**PROBLEM:** Copy all of the material exactly. Pictures are not to appear in the copy.
--- Begin ---
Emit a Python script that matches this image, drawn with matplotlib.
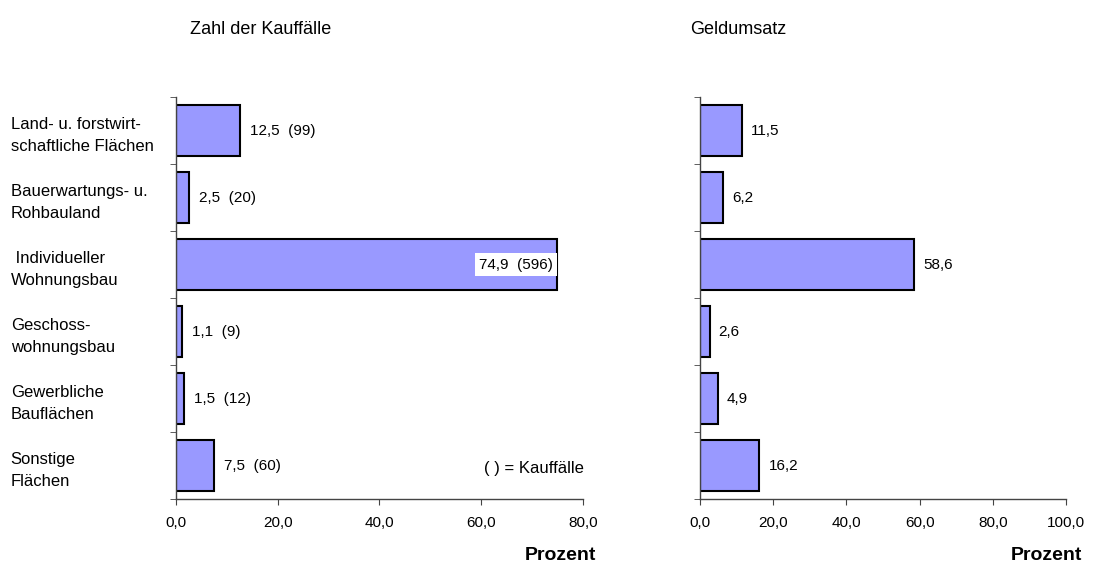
import matplotlib
matplotlib.use("Agg")
import matplotlib.pyplot as plt
import numpy as np

plt.rcParams['font.family'] = ['Liberation Sans', 'DejaVu Sans']

### Data
categories = ["Land- u. forstwirt-\nschaftliche Flächen",
              "Bauerwartungs- u.\nRohbauland",
              " Individueller\nWohnungsbau",
              "Geschoss-\nwohnungsbau",
              "Gewerbliche\nBauflächen",
              "Sonstige\nFlächen"]
kauffaelle_pct = [12.5, 2.5, 74.9, 1.1, 1.5, 7.5]
kauffaelle_n = [99, 20, 596, 9, 12, 60]
geldumsatz_pct = [11.5, 6.2, 58.6, 2.6, 4.9, 16.2]
left_ticks = [0, 20, 40, 60, 80]
right_ticks = [0, 20, 40, 60, 80, 100]

bar_color = '#9999FF'

def fmt(v):
    return f"{v:.1f}".replace('.', ',')

fig = plt.figure(figsize=(10.95, 5.69), dpi=100)
ax1 = fig.add_axes([0.1607, 0.123, 0.3717, 0.7065])
ax2 = fig.add_axes([0.6393, 0.123, 0.3342, 0.7065])

y = np.arange(len(categories))

def style_axis(ax, ticks, xmax):
    ax.set_xlim(0, xmax)
    ax.set_ylim(len(categories) - 0.5, -0.5)
    ax.spines['top'].set_visible(False)
    ax.spines['right'].set_visible(False)
    for s in ['left', 'bottom']:
        ax.spines[s].set_color('#444444')
        ax.spines[s].set_linewidth(1.0)
    ax.set_xticks(ticks)
    ax.set_xticklabels([fmt(t) for t in ticks], fontsize=11)
    ax.tick_params(axis='x', length=4, color='#444444', pad=8)
    ax.set_yticks(np.arange(len(categories) + 1) - 0.5, minor=True)
    ax.tick_params(axis='y', which='minor', length=4, color='#444444')
    ax.set_yticks(y)

# left panel: Zahl der Kauffälle
ax1.barh(y, kauffaelle_pct, height=0.77, color=bar_color, edgecolor='black', linewidth=1.5)
style_axis(ax1, left_ticks, 80)
ax1.set_yticklabels(categories, fontsize=12, ha='left', linespacing=1.55)
ax1.tick_params(axis='y', which='major', length=0, pad=119)
for yi, v, n in zip(y, kauffaelle_pct, kauffaelle_n):
    label = f"{fmt(v)}  ({n})"
    if v > 60:
        ax1.text(v - 0.8, yi, label, ha='right', va='center', fontsize=11,
                 bbox=dict(facecolor='white', edgecolor='none', pad=3))
    else:
        ax1.text(v + 2, yi, label, ha='left', va='center', fontsize=11)
ax1.text(0.757, 0.075, "( ) = Kauffälle", transform=ax1.transAxes, fontsize=12, va='center')

# right panel: Geldumsatz
ax2.barh(y, geldumsatz_pct, height=0.77, color=bar_color, edgecolor='black', linewidth=1.5)
style_axis(ax2, right_ticks, 100)
ax2.set_yticklabels([])
ax2.tick_params(axis='y', which='major', length=0)
for yi, v in zip(y, geldumsatz_pct):
    ax2.text(v + 2.5, yi, fmt(v), ha='left', va='center', fontsize=11)

# titles and axis labels
fig.text(190 / 1095, 1 - 30 / 569, "Zahl der Kauffälle", fontsize=13, va='center')
fig.text(690 / 1095, 1 - 30 / 569, "Geldumsatz", fontsize=13, va='center')
fig.text(596 / 1095, 1 - 556 / 569, "Prozent", fontsize=14, fontweight='bold', ha='right', va='center')
fig.text(1082 / 1095, 1 - 556 / 569, "Prozent", fontsize=14, fontweight='bold', ha='right', va='center')

fig.savefig("out.png", dpi=100)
--- End ---
**RESPONSE TO THIS TASK:**
Emit a Python script that matches this image, drawn with matplotlib.
import matplotlib
matplotlib.use("Agg")
import matplotlib.pyplot as plt
import numpy as np

plt.rcParams['font.family'] = ['Liberation Sans', 'DejaVu Sans']

### Data
categories = ["Land- u. forstwirt-\nschaftliche Flächen",
              "Bauerwartungs- u.\nRohbauland",
              " Individueller\nWohnungsbau",
              "Geschoss-\nwohnungsbau",
              "Gewerbliche\nBauflächen",
              "Sonstige\nFlächen"]
kauffaelle_pct = [12.5, 2.5, 74.9, 1.1, 1.5, 7.5]
kauffaelle_n = [99, 20, 596, 9, 12, 60]
geldumsatz_pct = [11.5, 6.2, 58.6, 2.6, 4.9, 16.2]
left_ticks = [0, 20, 40, 60, 80]
right_ticks = [0, 20, 40, 60, 80, 100]

bar_color = '#9999FF'

def fmt(v):
    return f"{v:.1f}".replace('.', ',')

fig = plt.figure(figsize=(10.95, 5.69), dpi=100)
ax1 = fig.add_axes([0.1607, 0.123, 0.3717, 0.7065])
ax2 = fig.add_axes([0.6393, 0.123, 0.3342, 0.7065])

y = np.arange(len(categories))

def style_axis(ax, ticks, xmax):
    ax.set_xlim(0, xmax)
    ax.set_ylim(len(categories) - 0.5, -0.5)
    ax.spines['top'].set_visible(False)
    ax.spines['right'].set_visible(False)
    for s in ['left', 'bottom']:
        ax.spines[s].set_color('#444444')
        ax.spines[s].set_linewidth(1.0)
    ax.set_xticks(ticks)
    ax.set_xticklabels([fmt(t) for t in ticks], fontsize=11)
    ax.tick_params(axis='x', length=4, color='#444444', pad=8)
    ax.set_yticks(np.arange(len(categories) + 1) - 0.5, minor=True)
    ax.tick_params(axis='y', which='minor', length=4, color='#444444')
    ax.set_yticks(y)

# left panel: Zahl der Kauffälle
ax1.barh(y, kauffaelle_pct, height=0.77, color=bar_color, edgecolor='black', linewidth=1.5)
style_axis(ax1, left_ticks, 80)
ax1.set_yticklabels(categories, fontsize=12, ha='left', linespacing=1.55)
ax1.tick_params(axis='y', which='major', length=0, pad=119)
for yi, v, n in zip(y, kauffaelle_pct, kauffaelle_n):
    label = f"{fmt(v)}  ({n})"
    if v > 60:
        ax1.text(v - 0.8, yi, label, ha='right', va='center', fontsize=11,
                 bbox=dict(facecolor='white', edgecolor='none', pad=3))
    else:
        ax1.text(v + 2, yi, label, ha='left', va='center', fontsize=11)
ax1.text(0.757, 0.075, "( ) = Kauffälle", transform=ax1.transAxes, fontsize=12, va='center')

# right panel: Geldumsatz
ax2.barh(y, geldumsatz_pct, height=0.77, color=bar_color, edgecolor='black', linewidth=1.5)
style_axis(ax2, right_ticks, 100)
ax2.set_yticklabels([])
ax2.tick_params(axis='y', which='major', length=0)
for yi, v in zip(y, geldumsatz_pct):
    ax2.text(v + 2.5, yi, fmt(v), ha='left', va='center', fontsize=11)

# titles and axis labels
fig.text(190 / 1095, 1 - 30 / 569, "Zahl der Kauffälle", fontsize=13, va='center')
fig.text(690 / 1095, 1 - 30 / 569, "Geldumsatz", fontsize=13, va='center')
fig.text(596 / 1095, 1 - 556 / 569, "Prozent", fontsize=14, fontweight='bold', ha='right', va='center')
fig.text(1082 / 1095, 1 - 556 / 569, "Prozent", fontsize=14, fontweight='bold', ha='right', va='center')

fig.savefig("out.png", dpi=100)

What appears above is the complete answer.